Demitido, Michel ganha de aniversário de casamento uma viagem para a Tanzânia, aos pés do Monte Kilimanjaro. Um de seus ex-colegas de emprego, Christophe (Grégoire Leprince-Ringuet), também sorteado na víspora do capeta, resolve roubar o dinheiro e as passagens. O assaltante é jovem (pragmático à força), mata um leão por dia e o motim proporciona a ele pagar contas, comprar Nutella para os irmãos, respirar dez segundos antes de novas dificuldades. Acontece que Michel descobre o paradeiro de Christophe e denuncia à polícia. O sofrimento do rapaz acaba por comovê-lo, o velho humanista retira a queixa de roubo e passa, junto da esposa, a fazer o serviço que caberia à assistência social francesa na vida dos garotos órfãos de pai.

A parte bonita é que Michel e Marie-Claire não acreditam muito no Estado e não acreditar no Estado (qualquer Estado) é dos maiores sinais de inteligência humana. Acreditam em si mesmos, enquanto os novos (inclusive a família) só conjugam esta ideia na tônica de autoajuda. Julgando os coroas cafonérrimos, eram bem capazes de chorar por fotos de gatinhos abandonados no Facebook, enquanto os irmãos de Christophe passariam necessidades com o arrimo no xilindró. Eduardo Dusek foi Nostradamus há três décadas ao pedir a troca do cachorro por uma criança pobre. Na mesma linha, o diretor, Robert Guédiguian, quer dizer sobre a condição humana que ela depende dos próprios humanos para melhorar. Com toda a sua bovinice, Michel parece hoje com certeza um outsider perigoso, embora guarde o pecado de não ter defeitos. Infelizmente, As Neves do Kilimanjaro vai tão fundo na paranoia salvacionista que acaba gerando um protagonista irreal em demasia. O capeta da víspora deve tê-lo sorteado porque ficou enjoado de tanta bondade. 
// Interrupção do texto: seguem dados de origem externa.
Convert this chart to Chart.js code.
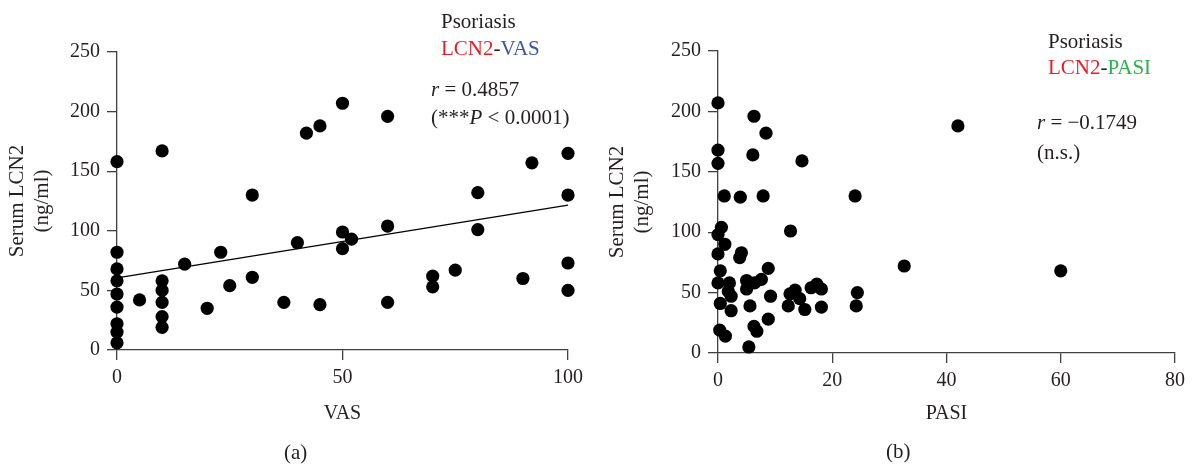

Nesse ponto do raciocínio, chegamos à constatação óbvia: o grande personagem do filme não é Michel, é Christophe. O pragmático, o ladrãozinho barato, o homem sem ilusões defrontando o mundo antigo, no misto de medo e irreverência. É daqueles peixinhos minúsculos, engolidos por cardumes um pouco maiores – inclusive o cúmplice, que só lhe repassa 1500 de 5000 euros. Olhando Christophe com os irmãos, tá lá: o rapaz é gente boa. Gostaria de frequentar um fast food vagabundo com uma paquera e o desespero que o empurra à desonestidade vira notícia tão nobre quanto o humanismo dos velhos – até porque ele reconhece, explicitamente, que com mais direitos e menos pressões era fácil ser honesto, e que os seres humanos da atualidade não valem mais tanto quanto valiam na juventude de Michel. A alteridade de Christophe é subalterna à vontade industrial, tecnológica, globalista, xing ling. No lugar dos angry young men nasce o sujeito premido por um sistema que nem sequer o marginaliza, porque não chega a enxergá-lo.
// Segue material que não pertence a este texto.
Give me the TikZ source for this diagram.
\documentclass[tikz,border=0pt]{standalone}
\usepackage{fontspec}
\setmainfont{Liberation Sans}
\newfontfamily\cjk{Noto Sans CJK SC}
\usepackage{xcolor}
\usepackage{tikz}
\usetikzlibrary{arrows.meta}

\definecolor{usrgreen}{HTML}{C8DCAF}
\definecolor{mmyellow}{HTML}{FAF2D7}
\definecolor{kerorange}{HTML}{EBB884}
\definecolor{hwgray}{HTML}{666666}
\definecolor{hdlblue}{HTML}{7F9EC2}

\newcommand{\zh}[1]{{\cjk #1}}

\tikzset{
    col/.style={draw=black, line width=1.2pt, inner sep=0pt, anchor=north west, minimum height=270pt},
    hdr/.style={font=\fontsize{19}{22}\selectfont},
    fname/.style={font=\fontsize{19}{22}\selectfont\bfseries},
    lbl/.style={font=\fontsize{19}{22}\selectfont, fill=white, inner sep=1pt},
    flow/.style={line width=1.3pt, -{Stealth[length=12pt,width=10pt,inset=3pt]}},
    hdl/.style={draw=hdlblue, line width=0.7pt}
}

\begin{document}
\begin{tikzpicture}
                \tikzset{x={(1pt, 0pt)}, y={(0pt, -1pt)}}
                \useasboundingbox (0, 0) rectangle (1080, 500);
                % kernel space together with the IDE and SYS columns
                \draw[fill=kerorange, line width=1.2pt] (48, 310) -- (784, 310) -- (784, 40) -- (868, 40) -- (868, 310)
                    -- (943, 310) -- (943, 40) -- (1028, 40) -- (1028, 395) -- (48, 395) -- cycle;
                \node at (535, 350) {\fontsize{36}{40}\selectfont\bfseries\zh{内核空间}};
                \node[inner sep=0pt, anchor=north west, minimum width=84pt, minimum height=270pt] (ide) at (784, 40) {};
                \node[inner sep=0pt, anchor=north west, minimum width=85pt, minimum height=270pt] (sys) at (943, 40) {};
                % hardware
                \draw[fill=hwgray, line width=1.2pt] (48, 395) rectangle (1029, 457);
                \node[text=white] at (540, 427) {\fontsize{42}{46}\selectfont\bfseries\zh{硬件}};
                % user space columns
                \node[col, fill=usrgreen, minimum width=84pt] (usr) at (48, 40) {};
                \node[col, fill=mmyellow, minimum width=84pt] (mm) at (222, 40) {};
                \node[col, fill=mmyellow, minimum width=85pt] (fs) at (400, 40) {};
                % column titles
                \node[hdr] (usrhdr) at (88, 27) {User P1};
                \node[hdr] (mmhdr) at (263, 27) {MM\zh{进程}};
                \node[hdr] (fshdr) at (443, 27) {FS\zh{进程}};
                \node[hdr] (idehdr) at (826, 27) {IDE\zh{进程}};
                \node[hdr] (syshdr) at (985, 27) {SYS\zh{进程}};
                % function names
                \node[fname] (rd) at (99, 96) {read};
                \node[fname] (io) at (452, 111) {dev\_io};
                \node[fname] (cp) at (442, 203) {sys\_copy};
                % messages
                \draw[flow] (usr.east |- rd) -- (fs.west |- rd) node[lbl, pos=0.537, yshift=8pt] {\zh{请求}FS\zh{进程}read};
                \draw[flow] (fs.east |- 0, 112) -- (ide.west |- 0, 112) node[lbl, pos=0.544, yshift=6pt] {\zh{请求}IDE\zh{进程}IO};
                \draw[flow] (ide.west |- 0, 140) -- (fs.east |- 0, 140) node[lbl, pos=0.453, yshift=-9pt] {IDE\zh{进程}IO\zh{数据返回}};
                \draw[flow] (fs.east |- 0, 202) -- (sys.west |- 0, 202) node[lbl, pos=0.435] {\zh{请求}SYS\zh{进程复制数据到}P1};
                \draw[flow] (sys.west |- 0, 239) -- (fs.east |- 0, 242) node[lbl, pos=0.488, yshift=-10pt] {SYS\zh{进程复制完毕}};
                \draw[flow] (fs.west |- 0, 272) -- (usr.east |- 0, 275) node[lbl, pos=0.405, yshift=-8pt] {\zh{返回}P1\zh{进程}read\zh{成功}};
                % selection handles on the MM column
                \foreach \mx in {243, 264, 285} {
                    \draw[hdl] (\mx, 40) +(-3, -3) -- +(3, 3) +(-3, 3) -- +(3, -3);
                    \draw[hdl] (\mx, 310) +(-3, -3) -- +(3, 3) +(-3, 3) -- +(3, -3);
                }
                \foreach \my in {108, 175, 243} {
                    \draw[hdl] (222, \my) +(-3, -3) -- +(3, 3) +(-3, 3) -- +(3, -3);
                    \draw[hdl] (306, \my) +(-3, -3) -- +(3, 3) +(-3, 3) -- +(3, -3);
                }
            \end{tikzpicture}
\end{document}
Superar as lágrimas de Michel e concentrar-se no drama de Christophe salva a experiência de As Neves do Kilimanjaro. O diretor e roteirista se trai nas figuras de Michel e Marie-Claire justamente porque simpatiza com elas, quer sugerir um sentido maior em suas atitudes, quando tudo é quase apenas o espírito dos tempos. Dizer que se inspirou no poema de Victor Hugo, “Les Pauvres Gens”, igualmente é bonito, mas força a mão na beatitude. Sem ser o queridinho da Previdência Social, o moço assaltante fala por nós, dialoga conosco, odiando. Querendo um conto a respeito da caridade, dos valores humanistas, Robert Guédiguian analisou, de leve, a caminhada da sociedade ocidental rumo ao cinismo. Insolúvel, idiotizado, manipulado, o pragmático garante apenas a si mesmo, sem nenhuma intenção de melhora.